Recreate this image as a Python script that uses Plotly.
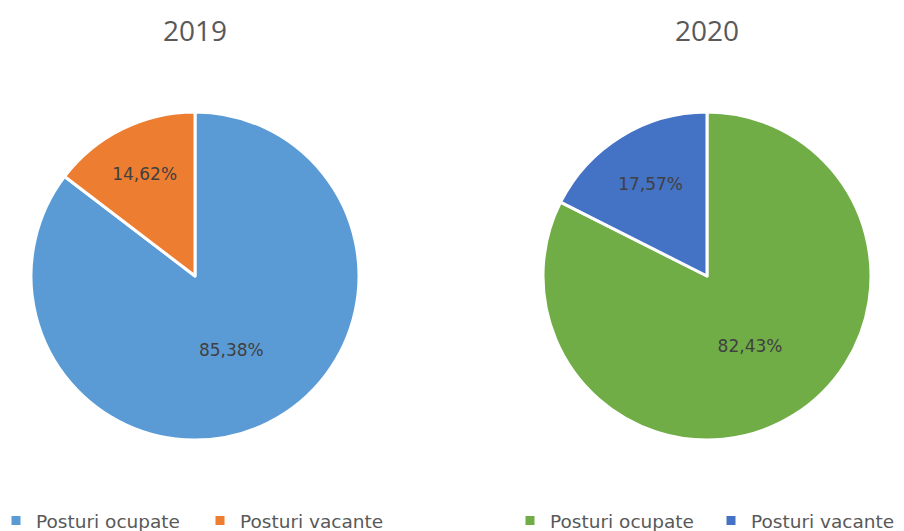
import plotly.graph_objects as go

labels = ["Posturi ocupate", "Posturi vacante"]
values_2019 = [85.38, 14.62]
values_2020 = [82.43, 17.57]
text_2019 = ["85,38%", "14,62%"]
text_2020 = ["82,43%", "17,57%"]
colors_2019 = ["#5B9BD5", "#ED7D31"]
colors_2020 = ["#70AD47", "#4472C4"]
titles = ["2019", "2020"]

W, H = 904, 531
FONT = "Open Sans"
LEG_FONT = "DejaVu Sans"
GRAY = "#595959"

fig = go.Figure()
fig.add_trace(go.Pie(
    labels=labels, values=values_2019, text=text_2019, textinfo="text",
    textposition="inside", insidetextorientation="horizontal",
    textfont=dict(family=LEG_FONT, size=17, color="#404040"),
    marker=dict(colors=colors_2019, line=dict(color="white", width=3)),
    sort=False, direction="clockwise", rotation=0,
    domain=dict(x=[31 / W, 359 / W], y=[(H - 440) / H, (H - 112) / H]),
    legend="legend", hoverinfo="label+text",
))
fig.add_trace(go.Pie(
    labels=[l + " " for l in labels], values=values_2020, text=text_2020, textinfo="text",
    textposition="inside", insidetextorientation="horizontal",
    textfont=dict(family=LEG_FONT, size=17, color="#404040"),
    marker=dict(colors=colors_2020, line=dict(color="white", width=3)),
    sort=False, direction="clockwise", rotation=0,
    domain=dict(x=[543 / W, 871 / W], y=[(H - 440) / H, (H - 112) / H]),
    legend="legend2", hoverinfo="label+text",
))

fig.update_layout(
    width=W, height=H,
    margin=dict(l=0, r=0, t=0, b=0, autoexpand=False),
    paper_bgcolor="white", plot_bgcolor="white",
    font=dict(family=FONT, color=GRAY),
    annotations=[
        dict(text=titles[0], x=195 / W, y=1 - 30 / H, xref="paper", yref="paper",
             showarrow=False, font=dict(size=28, color=GRAY), xanchor="center", yanchor="middle"),
        dict(text=titles[1], x=707 / W, y=1 - 30 / H, xref="paper", yref="paper",
             showarrow=False, font=dict(size=28, color=GRAY), xanchor="center", yanchor="middle"),
    ],
    legend=dict(orientation="h", x=-4 / W, y=1 - 521 / H, xanchor="left", yanchor="middle",
                font=dict(family=LEG_FONT, size=18.5, color=GRAY), entrywidth=159,
                entrywidthmode="pixels", bgcolor="rgba(0,0,0,0)", traceorder="normal"),
    legend2=dict(orientation="h", x=510 / W, y=1 - 521 / H, xanchor="left", yanchor="middle",
                 font=dict(family=LEG_FONT, size=18.5, color=GRAY), entrywidth=156,
                 entrywidthmode="pixels", bgcolor="rgba(0,0,0,0)", traceorder="normal"),
)

fig.write_html(
    "out.html",
    config={"displayModeBar": False},
    post_script="document.body.style.margin='0';document.body.style.overflow='hidden';",
)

# # #

Output all of the data exactly as it stands, minus any images.

(TASK RESULT):
Recreate this image as a Python script that uses Plotly.
import plotly.graph_objects as go

labels = ["Posturi ocupate", "Posturi vacante"]
values_2019 = [85.38, 14.62]
values_2020 = [82.43, 17.57]
text_2019 = ["85,38%", "14,62%"]
text_2020 = ["82,43%", "17,57%"]
colors_2019 = ["#5B9BD5", "#ED7D31"]
colors_2020 = ["#70AD47", "#4472C4"]
titles = ["2019", "2020"]

W, H = 904, 531
FONT = "Open Sans"
LEG_FONT = "DejaVu Sans"
GRAY = "#595959"

fig = go.Figure()
fig.add_trace(go.Pie(
    labels=labels, values=values_2019, text=text_2019, textinfo="text",
    textposition="inside", insidetextorientation="horizontal",
    textfont=dict(family=LEG_FONT, size=17, color="#404040"),
    marker=dict(colors=colors_2019, line=dict(color="white", width=3)),
    sort=False, direction="clockwise", rotation=0,
    domain=dict(x=[31 / W, 359 / W], y=[(H - 440) / H, (H - 112) / H]),
    legend="legend", hoverinfo="label+text",
))
fig.add_trace(go.Pie(
    labels=[l + " " for l in labels], values=values_2020, text=text_2020, textinfo="text",
    textposition="inside", insidetextorientation="horizontal",
    textfont=dict(family=LEG_FONT, size=17, color="#404040"),
    marker=dict(colors=colors_2020, line=dict(color="white", width=3)),
    sort=False, direction="clockwise", rotation=0,
    domain=dict(x=[543 / W, 871 / W], y=[(H - 440) / H, (H - 112) / H]),
    legend="legend2", hoverinfo="label+text",
))

fig.update_layout(
    width=W, height=H,
    margin=dict(l=0, r=0, t=0, b=0, autoexpand=False),
    paper_bgcolor="white", plot_bgcolor="white",
    font=dict(family=FONT, color=GRAY),
    annotations=[
        dict(text=titles[0], x=195 / W, y=1 - 30 / H, xref="paper", yref="paper",
             showarrow=False, font=dict(size=28, color=GRAY), xanchor="center", yanchor="middle"),
        dict(text=titles[1], x=707 / W, y=1 - 30 / H, xref="paper", yref="paper",
             showarrow=False, font=dict(size=28, color=GRAY), xanchor="center", yanchor="middle"),
    ],
    legend=dict(orientation="h", x=-4 / W, y=1 - 521 / H, xanchor="left", yanchor="middle",
                font=dict(family=LEG_FONT, size=18.5, color=GRAY), entrywidth=159,
                entrywidthmode="pixels", bgcolor="rgba(0,0,0,0)", traceorder="normal"),
    legend2=dict(orientation="h", x=510 / W, y=1 - 521 / H, xanchor="left", yanchor="middle",
                 font=dict(family=LEG_FONT, size=18.5, color=GRAY), entrywidth=156,
                 entrywidthmode="pixels", bgcolor="rgba(0,0,0,0)", traceorder="normal"),
)

fig.write_html(
    "out.html",
    config={"displayModeBar": False},
    post_script="document.body.style.margin='0';document.body.style.overflow='hidden';",
)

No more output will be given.